The meeting, which brought together more than 40 representatives of agri-businesses, was held on Tuesday, January 31, at the University of Liberia campus on Capitol Hill.
The AIN is managed by the Business Start-Up Center of Monrovia (BSC), with support from the Liberia Agri-business Development Activity (LADA). LADA is a Feed the Future Food Security Initiative of the U.S. Government for Liberia and is implemented in Bong, Nimba, Lofa and Montserrado counties.
It can be recalled that in November 2016, LADA launched the AIN with the goal to strengthen agricultural markets through the development of policies to increase agri-business investments.
The AIN brings together stakeholders, policies makers, and farmers to support farm producers, processors and buyers so as to increase agricultural investment, and ensure sustainability of the country’s agricultural sector.

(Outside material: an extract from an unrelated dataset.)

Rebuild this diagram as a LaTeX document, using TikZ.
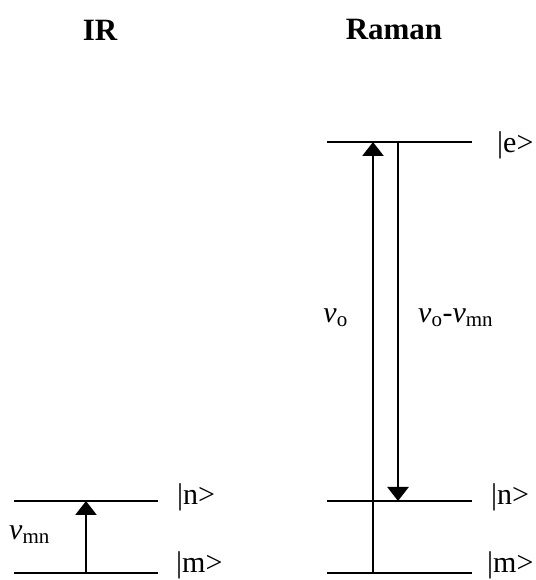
\documentclass[tikz,border=0pt]{standalone}
\usepackage{fontspec}
\setmainfont{Liberation Serif}
\usetikzlibrary{arrows.meta}

\begin{document}
\begin{tikzpicture}[
  x=1pt, y=1pt,
  level/.style={line width=2.6pt},
  trans/.style={line width=2.6pt, -{Triangle[length=14pt,width=21pt]}},
  title/.style={font=\bfseries\fontsize{31}{36}\selectfont, inner sep=0pt},
  state/.style={font=\fontsize{30}{36}\selectfont, anchor=base west, inner sep=0pt},
  freq/.style={font=\fontsize{30}{36}\selectfont, inner sep=0pt}
]
\useasboundingbox (0,0) rectangle (535,580);
% headings
\node[title] (ir) at (100,550) {IR};
\node[title] (raman) at (394,550) {Raman};
% IR levels
\coordinate (irmL) at (14,7);
\coordinate (irmR) at (158,7);
\coordinate (irnL) at (14,79);
\coordinate (irnR) at (158,79);
\draw[level] (irmL) -- (irmR);
\draw[level] (irnL) -- (irnR);
\node[state] (irm) at (176,7) {|m>};
\node[state] (irn) at (177,75) {|n>};
% IR absorption
\coordinate (irup0) at (86,7);
\coordinate (irup1) at (86,79);
\draw[trans] (irup0) -- (irup1);
\node[freq, anchor=base west] (vmn) at (9,40) {\textit{v}\textsubscript{mn}};
% Raman levels
\coordinate (rmL) at (327,7);
\coordinate (rmR) at (472,7);
\coordinate (rnL) at (327,79);
\coordinate (rnR) at (472,79);
\coordinate (reL) at (327,438);
\coordinate (reR) at (472,438);
\draw[level] (rmL) -- (rmR);
\draw[level] (rnL) -- (rnR);
\draw[level] (reL) -- (reR);
\node[state] (rm) at (487,7) {|m>};
\node[state] (rn) at (491,75) {|n>};
\node[state] (re) at (497,427) {|e>};
% Raman scattering
\coordinate (rup0) at (373,7);
\coordinate (rup1) at (373,438);
\coordinate (rdn0) at (398,438);
\coordinate (rdn1) at (398,79);
\draw[trans] (rup0) -- (rup1);
\draw[trans] (rdn0) -- (rdn1);
\node[freq, anchor=base east] (vo) at (348,257) {\textit{v}\textsubscript{o}};
\node[freq, anchor=base west] (vs) at (418,257) {\textit{v}\textsubscript{o}-\textit{v}\textsubscript{mn}};
\end{tikzpicture}
\end{document}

The head of AIN, William Dennis, told the participants that there is a need for agri-businesses to unite and work with the government in ensuring the development of policies that will improve agri-businesses to enhance food security.
“This organization was established to help create the enabling environment that will improve the market climate for farming businesses. It shall connect producers to national and international markets opportunities and also engage the government and other partners to discuss opportunities for investment in the agriculture sector,” he explained.
Mr. Dennis used the occasion to encourage agri-businesses to become registered as a way to legalize their businesses to attract additional support.
On behalf of LADA’s Chief of Party, Daniel Gies, the Chief of Staff and Component Three Lead, Zaza Mulbah, explained how his institution has partnered with the BSC to ensure that the capacities of agri-businesses are built to sustain food security.
He said that LADA is in Liberia for five years to support farmers to increase production and raise income from rice, cassava, vegetables, cocoa and aquaculture.
According to him, these value chains (rice, cocoa, cassava vegetables and aquaculture) were identified to support based on the Liberian government’s intention to shift its priority from extractive resources to agriculture to transform the country.
“It is our hope that working with the MOA for the next few years will help improve the country’s economy. This is why the AIN was established to bring together agri-businesses to develop needed policies that will improve food production,” Mr. Mulbah said.